If you took me back not too many years, I would never have believed this level of discourse was possible. Whether or not you believe me, this isn’t a big rah-rah war dance for either side. I think I can say that because, if recent memory serves, I have been on both sides. At first I was a leave-'em-aloner, and then in the middle of the fight I switched sides and became a take-'em-downer.

That’s called journalistic privilege. We try to look ahead and guess which side’s going to win.

The bottom line is this: In a period of three or four weeks, the issue of Confederate memorials in Dallas has sparked more open candid discussion of slavery, the Civil War, racism and Southern cultural tradition than Dallas has seen probably since the Civil War. And, man, did we ever need it.

I’m a Yankee, by Texas rules. I grew up in Michigan, so I would think of myself not as a Yankee, which to me connotes New England, but as a Northerner, as in Jim Harrison’s wonderful novel True North. But enough about me.

Well, maybe not quite enough. I have to relate two personal experiences to put this into context. The first was in old South Dallas shortly after I moved here from Detroit in the late 1970s. I was walking door-to-door in an all-black neighborhood, and my task on that very hot day was to ask a question that both angered and insulted black people. It was about vote fraud and whether people knew whom they had just voted for. Such was my lot; such was my burden.

Most of the people I caught at home were older. They all kind of wound up telling me to go to hell and said they always knew whom they voted for, thank you. But first they would ask me to take a chair on the porch. The lady of the house would pour me tea or lemonade. The lady and the gentleman would ask me some questions about what I thought of this weather and so on. Then they would tell me to go to hell.

As I say, I was fresh from Detroit. Upon asking people questions that made them angry in Detroit, the response I was accustomed to was more like: “Get off my yard or I’ll shoot you.”

I think we could have gotten there pretty quickly on that hot day in South Dallas, had I failed to take the hint, say thank you for the lemonade and skedaddle back to my car in the nick of time.

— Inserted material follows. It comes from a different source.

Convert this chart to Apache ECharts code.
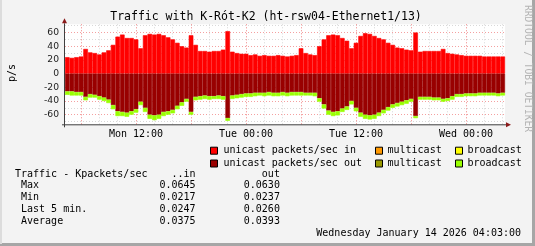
<!DOCTYPE html>
<html><head><meta charset="utf-8">
<script src="https://cdn.jsdelivr.net/npm/echarts@6/dist/echarts.min.js"></script>
<style>html,body{margin:0;padding:0;background:#f3f3f3}#c{width:535px;height:246px}</style>
</head><body><div id="c"></div>
<script>
// time axis: hours since Monday 00:00, one sample every half hour
const startHour = 4.25;
const stepHour = 0.5;
const endHour = 52.25;
const xLabelHours = [12, 24, 36, 48];
const xLabelText = ['Mon 12:00', 'Tue 00:00', 'Tue 12:00', 'Wed 00:00'];
const yLabelValues = [-60, -40, -20, 0, 20, 40, 60];
const hGridValues = [-70,-60,-50,-40,-30,-20,-10,0,10,20,30,40,50,60,70];
const vGridHours = [6,8,10,12,14,16,18,20,22,24,26,28,30,32,34,36,38,40,42,44,46,48,50,52];

const unicastIn = [24,23,24,25,36,31,30,28,31,34,42,54,57,52,52,50,37,56,58,57,58,56,53,50,45,40,38,56,42,33,33,32,33,33,35,62,32,30,29,29,27,28,26,27,26,26,27,26,25,26,27,37,30,28,27,40,50,56,57,56,52,48,37,45,55,59,58,55,52,50,45,42,38,37,35,34,60,32,33,33,33,33,36,30,29,28,27,26,26,26,26,25,25,25,25,25];
const unicastOut = [26,26,27,27,34,30,31,33,35,38,46,55,56,57,55,52,41,50,60,61,60,56,55,53,47,42,37,56,34,33,32,33,33,32,33,65,32,31,30,29,29,28,28,28,27,28,28,27,28,27,27,27,28,28,28,36,45,54,56,55,51,48,40,50,57,60,61,60,57,53,49,45,43,41,39,37,62,34,34,34,35,35,37,36,33,30,30,29,29,29,28,28,28,28,29,28];
const broadcastOut = [5,6,5,5,5,5,4,5,5,5,6,7,6,6,5,5,5,6,6,7,6,6,5,5,5,5,4,4,5,5,5,5,4,5,5,4,5,5,5,5,5,5,4,5,5,5,5,5,5,5,5,5,4,4,5,5,6,6,6,6,5,5,5,5,6,6,6,6,5,5,5,5,5,5,5,4,3,4,4,4,4,4,4,4,5,4,4,4,4,4,4,4,4,4,4,4];
const sampleTimes = unicastIn.map((_, i) => startHour + stepHour * i);

const tableLines = [
  'Traffic - Kpackets/sec    ..in           out',
  ' Max                    0.0645        0.0630',
  ' Min                    0.0217        0.0237',
  ' Last 5 min.            0.0247        0.0260',
  ' Average                0.0375        0.0393'
];
const legendRows = [
  [['#ff0000','unicast packets/sec in'],['#ff9900','multicast'],['#ffff00','broadcast']],
  [['#990000','unicast packets/sec out'],['#999900','multicast'],['#99ff00','broadcast']]
];

const MONO = '"DejaVu Sans Mono", monospace';
const chart = echarts.init(document.getElementById('c'), null, {renderer: 'canvas'});

const G = {left:65, top:24.3, width:440, height:100};
const gBottom = G.top + G.height, gRight = G.left + G.width;
const graphics = [];
graphics.push({type:'rect', shape:{x:532,y:0,width:3,height:246}, style:{fill:'#a6a6a6'}, z:-9});
graphics.push({type:'rect', shape:{x:0,y:243,width:535,height:3}, style:{fill:'#a6a6a6'}, z:-9});
graphics.push({type:'rect', shape:{x:0,y:0,width:2,height:244}, style:{fill:'#dcdcdc'}, z:-9});
graphics.push({type:'text', x:266, y:17, style:{text:'Traffic with K-Rót-K2 (ht-rsw04-Ethernet1/13)', font:'11.5px '+MONO, fill:'#000', align:'center', verticalAlign:'middle'}});
graphics.push({type:'text', x:12, y:73, rotation:Math.PI/2, style:{text:'p/s', font:'10px '+MONO, fill:'#000', align:'center', verticalAlign:'middle'}});
graphics.push({type:'text', x:527, y:5, rotation:-Math.PI/2, style:{text:'RRDTOOL / TOBI OETIKER', font:'9.6px '+MONO, fill:'#b4b4b4', align:'left', verticalAlign:'middle'}});
// axis lines with arrows (decoration)
graphics.push({type:'line', shape:{x1:G.left-3, y1:gBottom+0.5, x2:gRight+2, y2:gBottom+0.5}, style:{stroke:'#404040', lineWidth:1}, z:20});
graphics.push({type:'line', shape:{x1:G.left-0.5, y1:gBottom+3, x2:G.left-0.5, y2:G.top-1}, style:{stroke:'#404040', lineWidth:1}, z:20});
graphics.push({type:'polygon', shape:{points:[[gRight+1,gBottom-2],[gRight+6,gBottom+0.5],[gRight+1,gBottom+3]]}, style:{fill:'#8b1a1a'}, z:20});
graphics.push({type:'polygon', shape:{points:[[G.left-3,G.top-1],[G.left-0.5,G.top-6],[G.left+2,G.top-1]]}, style:{fill:'#8b1a1a'}, z:20});
const legX = [[210.5,223.5],[375.5,387.5],[455.5,467.5]];
const legY = [150.7, 163.5];
legendRows.forEach((row, r) => row.forEach((it, c) => {
  graphics.push({type:'rect', shape:{x:legX[c][0], y:legY[r]-3.5, width:7, height:7}, style:{fill:it[0], stroke:'#000', lineWidth:1}});
  graphics.push({type:'text', x:legX[c][1], y:legY[r], style:{text:it[1], font:'10px '+MONO, fill:'#000', verticalAlign:'middle'}});
}));
const tabY = [174, 185.5, 197.2, 209.3, 221.4];
tableLines.forEach((t, i) => graphics.push({type:'text', x:15, y:tabY[i], style:{text:t, font:'10px '+MONO, fill:'#000', verticalAlign:'middle'}}));
graphics.push({type:'text', x:521, y:233.5, style:{text:'Wednesday January 14 2026 04:03:00', font:'10px '+MONO, fill:'#000', align:'right', verticalAlign:'middle'}});

const barSeries = (name, data, color) => ({
  name, type:'bar', data, stack:'all', stackStrategy:'samesign', xAxisIndex:0, yAxisIndex:0,
  barWidth:'100%', barCategoryGap:'0%', barGap:'0%',
  itemStyle:{color, borderColor:color, borderWidth:0.6}, z:10, silent:true, animation:false
});

chart.setOption({
  animation:false,
  backgroundColor:'#f3f3f3',
  graphic: graphics,
  grid:{left:G.left, top:G.top, width:G.width, height:G.height, show:true, backgroundColor:'#ffffff', borderWidth:0},
  xAxis:[
    {type:'category', data:sampleTimes, boundaryGap:true, show:false},
    {type:'value', min:startHour, max:endHour, interval:0.25, position:'bottom',
      axisLine:{show:false, onZero:false},
      axisTick:{show:false}, splitLine:{show:false},
      axisLabel:{margin:5, fontFamily:'DejaVu Sans Mono', fontSize:10, color:'#000',
        formatter: v => { const k = xLabelHours.findIndex(h => Math.abs(h - v) < 1e-6); return k >= 0 ? xLabelText[k] : ''; }}}
  ],
  yAxis:{type:'value', min:-74, max:72, interval:2,
    axisLine:{show:false, onZero:false},
    axisTick:{show:false}, splitLine:{show:false},
    axisLabel:{margin:6, fontFamily:'DejaVu Sans', fontSize:9.2, color:'#222',
      formatter: v => yLabelValues.includes(v) ? String(v) : ''}},
  series:[
    {type:'line', data:[], xAxisIndex:1, silent:true, z:1,
      markLine:{silent:true, z:1, symbol:'none', label:{show:false}, animation:false,
        data: hGridValues.map(v => ({yAxis:v, lineStyle:{color: (v % 20 === 0) ? '#f4a0a0' : '#d8d8d8', type:[1,2], width:1}}))
          .concat(vGridHours.map(h => ({xAxis:h, lineStyle:{color: (h % 6 === 0) ? '#f08080' : '#d8d8d8', type:[1,2], width:1}})))}},
    barSeries('unicast packets/sec in', unicastIn, '#ff0000'),
    barSeries('unicast packets/sec out', unicastOut.map(v => -v), '#990000'),
    barSeries('broadcast out', broadcastOut.map(v => -v), '#99ff00')
  ]
});
</script></body></html>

But before we got there, we were all going to have some good manners and some lemonade. Then maybe shoot each other, but not until after the lemonade.

As I realized later, what I had experienced on that street was my first encounter with Southern manners, and it has always stuck in my head that I first experienced it with black people, not white people. Oh, and by the way, I liked it because, given my lot and my burden in life, I really liked the part about the lemonade coming before the shooting. If nothing else, it gave me more time to get back to the car.

There is a true Southern culture that is deeper and broader than race and that has great social value. People actually get more business done with each other when they have a system of formal manners to get them started.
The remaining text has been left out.